- **SOURCE EXCERPT**:
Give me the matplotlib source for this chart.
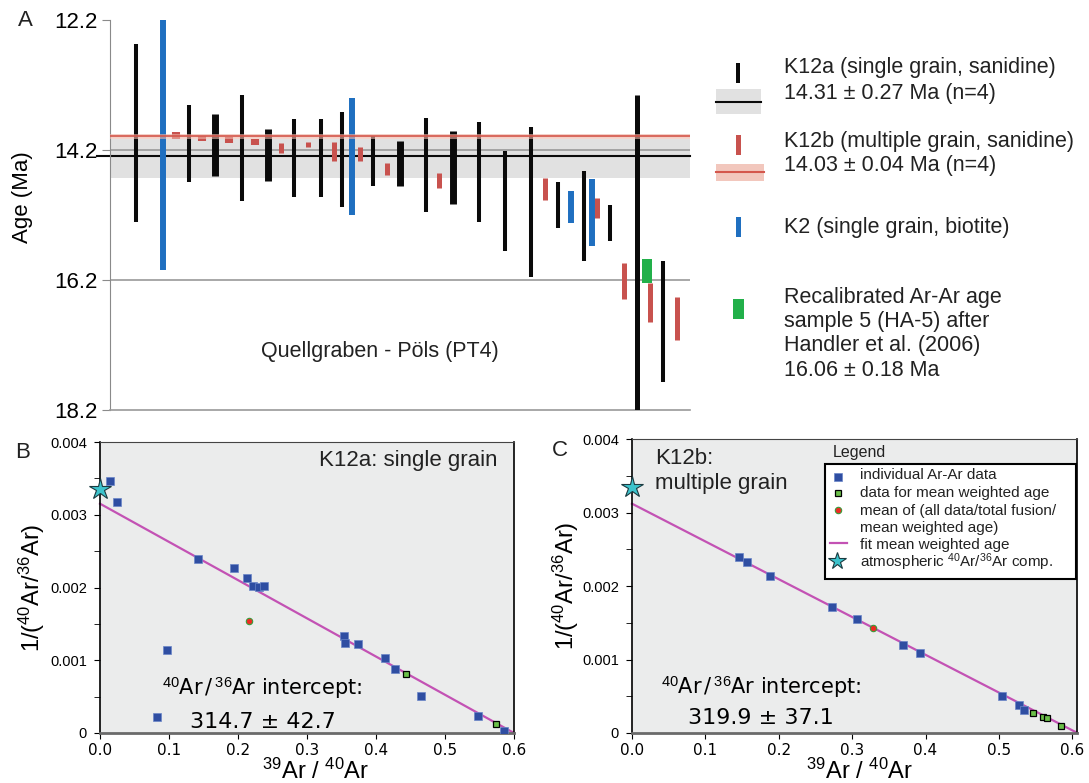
import matplotlib.pyplot as plt
import numpy as np
from matplotlib.patches import Rectangle

plt.rcParams['font.family'] = ['Liberation Sans', 'DejaVu Sans']
plt.rcParams['mathtext.fontset'] = 'custom'
plt.rcParams['mathtext.rm'] = 'Liberation Sans'
plt.rcParams['mathtext.it'] = 'Liberation Sans:italic'
plt.rcParams['mathtext.bf'] = 'Liberation Sans:bold'

# ---- Panel A: single ages (Ma), centre and half error ----
k12a_pos = [2.0, 6.0, 7.95, 10.0, 11.97, 13.94, 15.98, 17.58, 19.92, 21.97,
            23.94, 25.98, 27.95, 29.92, 31.89, 33.94, 35.91, 37.88, 39.92, 41.89]
k12a_age = [13.94, 14.10, 14.12, 14.17, 14.28, 14.32, 14.32, 14.35, 14.37, 14.41,
            14.43, 14.47, 14.54, 14.98, 15.00, 15.05, 15.22, 15.32, 15.78, 16.84]
k12a_err = [1.37, 0.59, 0.48, 0.82, 0.40, 0.60, 0.60, 0.73, 0.38, 0.35,
            0.72, 0.56, 0.77, 0.77, 1.15, 0.35, 0.69, 0.28, 2.42, 0.93]
k12a_thick = [2, 4, 9, 11]

k12b_pos = [5.0, 6.97, 9.02, 10.98, 12.95, 15.0, 16.97, 18.94, 20.98, 24.92,
            32.95, 36.89, 38.94, 40.91, 42.88]
k12b_age = [13.98, 14.02, 14.05, 14.08, 14.17, 14.12, 14.22, 14.26, 14.49, 14.67,
            14.80, 15.09, 16.22, 16.55, 16.79]
k12b_err = [0.05, 0.04, 0.05, 0.05, 0.08, 0.04, 0.15, 0.11, 0.09, 0.12,
            0.17, 0.15, 0.28, 0.30, 0.33]

k2_pos = [4.02, 18.33, 34.92, 36.52]
k2_age = [14.12, 14.30, 15.08, 15.16]
k2_err = [1.92, 0.90, 0.25, 0.52]

ha5_pos = [40.68]
ha5_age = [16.06]
ha5_err = [0.18]

k12a_mean = 14.29
k12a_band = (14.03, 14.63)
k12b_mean = 13.99
k12b_mean_err = 0.04
ref_lines = [14.2, 16.2]
age_ticks = [12.2, 14.2, 16.2, 18.2]

# ---- Panel B: K12a isochron ----
b_blue_x = [0.014, 0.024, 0.1425, 0.1945, 0.2125, 0.2215, 0.230, 0.2375, 0.354, 0.355,
            0.3735, 0.4135, 0.428, 0.4655, 0.548, 0.585, 0.097, 0.083]
b_blue_y = [0.00346, 0.00318, 0.002387, 0.002263, 0.002131, 0.00202, 0.002007, 0.00202,
            0.001329, 0.001237, 0.001228, 0.001026, 0.000884, 0.000513, 0.000234,
            0.000023, 0.001141, 0.000225]
b_green_x = [0.4435, 0.5745]
b_green_y = [0.000816, 0.000119]
b_mean = (0.216, 0.00154)
b_fit = (0.003152, 0.600)   # y intercept, x intercept

# ---- Panel C: K12b isochron ----
c_blue_x = [0.1455, 0.1564, 0.1884, 0.2719, 0.3062, 0.3687, 0.3925, 0.5037, 0.528, 0.5347]
c_blue_y = [0.00239, 0.002327, 0.00214, 0.001714, 0.001551, 0.001197, 0.001088,
            0.000508, 0.000381, 0.000317]
c_green_x = [0.547, 0.5595, 0.5652, 0.5843]
c_green_y = [0.000277, 0.000218, 0.0002, 0.0000907]
c_mean = (0.3281, 0.001424)
c_fit = (0.00312, 0.607)

atm = (0.0, 0.00335)

W, H = 1089, 783
fig = plt.figure(figsize=(W / 100, H / 100), dpi=100)

BLACK = '#0a0a0a'
BLUE = '#1f6fc0'
RED = '#c8524e'
GREEN = '#22b04a'
GREYBAND = '#e1e1e1'
PINK = '#efb9ad'
REDLINE = '#d4574c'

# ================= Panel A =================
axA = fig.add_axes([110 / W, 1 - 410 / H, 580 / W, 390 / H])
axA.set_xlim(0, 43.9)
axA.set_ylim(18.2, 12.2)
axA.axhspan(*k12a_band, color=GREYBAND, lw=0, zorder=1)
for yl in ref_lines:
    axA.axhline(yl, color='#9a9a9a', lw=1.2, zorder=1.5)
axA.axhline(k12a_mean, xmin=-0.022, color=BLACK, lw=1.5, zorder=2, clip_on=False)

a_pos = np.array(k12a_pos)
a_age = np.array(k12a_age)
a_err = np.array(k12a_err)
a_lw = np.full(len(a_pos), 2.9)
a_lw[k12a_thick] = 5.0
a_lw[18] = 3.6
axA.vlines(a_pos, a_age - a_err, a_age + a_err, colors=BLACK, lw=a_lw, zorder=3)

b_pos = np.array(k12b_pos)
b_age = np.array(k12b_age)
b_err = np.array(k12b_err)
b_lw = np.full(len(b_pos), 3.6)
b_lw[:4] = 5.8
axA.vlines(b_pos, b_age - b_err, b_age + b_err, colors=RED, lw=b_lw, zorder=3)

k_age = np.array(k2_age)
k_err = np.array(k2_err)
axA.vlines(k2_pos, k_age - k_err, k_age + k_err, colors=BLUE, lw=4.3, zorder=3)

h_age = np.array(ha5_age)
h_err = np.array(ha5_err)
axA.vlines(ha5_pos, h_age - h_err, h_age + h_err, colors=GREEN, lw=7.2, zorder=4)

axA.axhspan(k12b_mean - k12b_mean_err, k12b_mean + k12b_mean_err, color=PINK,
            alpha=0.6, lw=0, zorder=5)
axA.axhline(k12b_mean, color=REDLINE, lw=1.5, alpha=0.85, zorder=5)

axA.text(0.465, 0.15, 'Quellgraben - Pöls (PT4)', transform=axA.transAxes,
         ha='center', va='center', fontsize=15.5, color='#222222')

for s in ['top', 'right']:
    axA.spines[s].set_visible(False)
axA.spines['left'].set_color('#8a8a8a')
axA.spines['bottom'].set_color('#9a9a9a')
axA.spines['bottom'].set_linewidth(1.2)
axA.set_xticks([])
axA.set_yticks(age_ticks)
axA.set_yticklabels([f'{t:.1f}' for t in age_ticks], fontsize=16)
axA.tick_params(axis='y', length=6, color='#8a8a8a', pad=3)
axA.set_ylabel('Age (Ma)', fontsize=16)
axA.yaxis.set_label_coords(-0.133, 0.546)


# ================= Panels B, C =================
def iso_panel(rect, xmax, bx, by, gx, gy, mean, fit):
    ax = fig.add_axes(rect)
    ax.set_facecolor('#ebecec')
    ax.set_xlim(0, xmax)
    ax.set_ylim(0, 0.004)
    xs = np.array([0.0, fit[1]])
    ax.plot(xs, fit[0] * (1 - xs / fit[1]), color='#c352b4', lw=1.6, zorder=2,
            clip_on=False)
    ax.plot(gx, gy, 's', ms=4.6, mfc='#6cc04a', mec='black', mew=0.9, zorder=3)
    ax.plot(bx, by, 's', ms=5.6, mfc='#2f4ea2', mec='#6a86c8', mew=0.5, zorder=4)
    ax.plot(*mean, 'o', ms=4.6, mfc='#ee2b24', mec='#3a9a3a', mew=0.8, zorder=5)
    ax.plot(*atm, '*', ms=16, mfc='#3cc3cc', mec='#1a3a40', mew=0.8, zorder=6,
            clip_on=False)
    ax.set_xticks(np.arange(0, 0.61, 0.1))
    ax.set_xticklabels([f'{v:.1f}' for v in np.arange(0, 0.61, 0.1)],
                       fontsize=11, family='DejaVu Sans')
    ax.set_yticks([0, 0.001, 0.002, 0.003, 0.004])
    ax.set_yticklabels(['0', '0.001', '0.002', '0.003', '0.004'], fontsize=10.5)
    ax.set_yticks(np.arange(0, 0.0041, 0.0005), minor=True)
    ax.tick_params(axis='y', which='major', direction='out', length=4, pad=5.5)
    ax.tick_params(axis='y', which='minor', direction='out', length=4)
    ax.tick_params(axis='x', direction='out', length=4, pad=3)
    ax.spines['left'].set_linewidth(1.2)
    ax.spines['right'].set_linewidth(1.2)
    ax.spines['top'].set_color('#444444')
    ax.spines['bottom'].set_color('#6a6a6a')
    ax.spines['bottom'].set_linewidth(2)
    ax.set_ylabel(r'1/($^{40}$Ar/$^{36}$Ar)', fontsize=17)
    ax.set_xlabel(r'$^{39}$Ar / $^{40}$Ar', fontsize=17)
    return ax


axB = iso_panel([100 / W, 1 - 733 / H, 414 / W, 291 / H], 0.6,
                b_blue_x, b_blue_y, b_green_x, b_green_y, b_mean, b_fit)
axB.yaxis.set_label_coords(-0.129, 0.5)
axB.xaxis.set_label_coords(0.52, -0.088)
axB.text(0.959, 0.938, 'K12a: single grain', transform=axB.transAxes,
         ha='right', va='center', fontsize=16, color='#222222')
axB.text(0.149, 0.155, r'$^{40}$Ar$\,$/$\,^{36}$Ar intercept:', transform=axB.transAxes,
         ha='left', va='center', fontsize=15, family='DejaVu Sans')
axB.text(0.218, 0.038, '314.7 ± 42.7', transform=axB.transAxes,
         ha='left', va='center', fontsize=16, family='DejaVu Sans')

axC = iso_panel([632 / W, 1 - 733 / H, 444.5 / W, 294 / H], 0.6057,
                c_blue_x, c_blue_y, c_green_x, c_green_y, c_mean, c_fit)
axC.yaxis.set_label_coords(-0.114, 0.5)
axC.xaxis.set_label_coords(0.512, -0.087)
axC.text(0.052, 0.935, 'K12b:', transform=axC.transAxes,
         ha='left', va='center', fontsize=16, color='#222222')
axC.text(0.052, 0.85, 'multiple grain', transform=axC.transAxes,
         ha='left', va='center', fontsize=16, color='#222222')
axC.text(0.066, 0.156, r'$^{40}$Ar$\,$/$\,^{36}$Ar intercept:', transform=axC.transAxes,
         ha='left', va='center', fontsize=15, family='DejaVu Sans')
axC.text(0.127, 0.051, '319.9 ± 37.1', transform=axC.transAxes,
         ha='left', va='center', fontsize=16, family='DejaVu Sans')

# ================= overlay: panel letters and legends =================
ov = fig.add_axes([0, 0, 1, 1], zorder=10)
ov.set_xlim(0, W)
ov.set_ylim(H, 0)
ov.axis('off')
ov.patch.set_alpha(0)

for lab, x, y in [('A', 25, 20), ('B', 23, 452), ('C', 560, 451)]:
    ov.text(x, y, lab, fontsize=16, ha='center', va='center', color='#222222')

# legend of panel A
ov.add_patch(Rectangle((736, 63), 4, 20, color=BLACK, lw=0))
ov.add_patch(Rectangle((716, 89), 45, 25, color=GREYBAND, lw=0))
ov.plot([716, 761], [102, 102], color=BLACK, lw=1.5)
ov.add_patch(Rectangle((736, 135), 5, 20, color=RED, lw=0))
ov.add_patch(Rectangle((716, 164), 48, 17, color=PINK, alpha=0.8, lw=0))
ov.plot([716, 764], [172, 172], color=REDLINE, lw=1.5)
ov.add_patch(Rectangle((736, 217), 5, 20, color=BLUE, lw=0))
ov.add_patch(Rectangle((733, 299), 11, 20, color=GREEN, lw=0))
legA = [(68, 'K12a (single grain, sanidine)'), (93, '14.31 ± 0.27 Ma (n=4)'),
        (141, 'K12b (multiple grain, sanidine)'), (166, '14.03 ± 0.04 Ma (n=4)'),
        (228, 'K2 (single grain, biotite)'),
        (297, 'Recalibrated Ar-Ar age'), (322, 'sample 5 (HA-5) after'),
        (346, 'Handler et al. (2006)'), (370, '16.06 ± 0.18 Ma')]
for y, t in legA:
    ov.text(784, y, t, fontsize=15.5, ha='left', va='center', color='#222222')

# legend of panel C
ov.text(833, 452, 'Legend', fontsize=11.5, ha='left', va='center', color='#222222')
ov.add_patch(Rectangle((825, 464), 251, 115, fc='white', ec='black', lw=1.5))
ov.plot(838, 477, 's', ms=5.2, mfc='#2f4ea2', mec='#6a86c8', mew=0.5)
ov.plot(838, 493, 's', ms=4.6, mfc='#6cc04a', mec='black', mew=0.9)
ov.plot(838, 510, 'o', ms=4.6, mfc='#ee2b24', mec='#3a9a3a', mew=0.8)
ov.plot([830, 847], [543, 543], color='#c352b4', lw=1.6)
ov.plot(837, 561, '*', ms=13, mfc='#3cc3cc', mec='#1a3a40', mew=0.8)
legC = [(475, 'individual Ar-Ar data'), (493, 'data for mean weighted age'),
        (511, 'mean of (all data/total fusion/'), (528, 'mean weighted age)'),
        (545, 'fit mean weighted age'),
        (562, r'atmospheric $^{40}$Ar/$^{36}$Ar comp.')]
for y, t in legC:
    ov.text(860, y, t, fontsize=11, ha='left', va='center', color='#222222')

fig.savefig('out.png', dpi=100)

- **WHAT THIS TASK INVOLVES**: Repeat the lines above, starting at the first and stopping after the line that holds "k12a_thick = [2, 4, 9, 11]", with the pictures left out.

- **CORRECT OUTPUT**:
Give me the matplotlib source for this chart.
import matplotlib.pyplot as plt
import numpy as np
from matplotlib.patches import Rectangle

plt.rcParams['font.family'] = ['Liberation Sans', 'DejaVu Sans']
plt.rcParams['mathtext.fontset'] = 'custom'
plt.rcParams['mathtext.rm'] = 'Liberation Sans'
plt.rcParams['mathtext.it'] = 'Liberation Sans:italic'
plt.rcParams['mathtext.bf'] = 'Liberation Sans:bold'

# ---- Panel A: single ages (Ma), centre and half error ----
k12a_pos = [2.0, 6.0, 7.95, 10.0, 11.97, 13.94, 15.98, 17.58, 19.92, 21.97,
            23.94, 25.98, 27.95, 29.92, 31.89, 33.94, 35.91, 37.88, 39.92, 41.89]
k12a_age = [13.94, 14.10, 14.12, 14.17, 14.28, 14.32, 14.32, 14.35, 14.37, 14.41,
            14.43, 14.47, 14.54, 14.98, 15.00, 15.05, 15.22, 15.32, 15.78, 16.84]
k12a_err = [1.37, 0.59, 0.48, 0.82, 0.40, 0.60, 0.60, 0.73, 0.38, 0.35,
            0.72, 0.56, 0.77, 0.77, 1.15, 0.35, 0.69, 0.28, 2.42, 0.93]
k12a_thick = [2, 4, 9, 11]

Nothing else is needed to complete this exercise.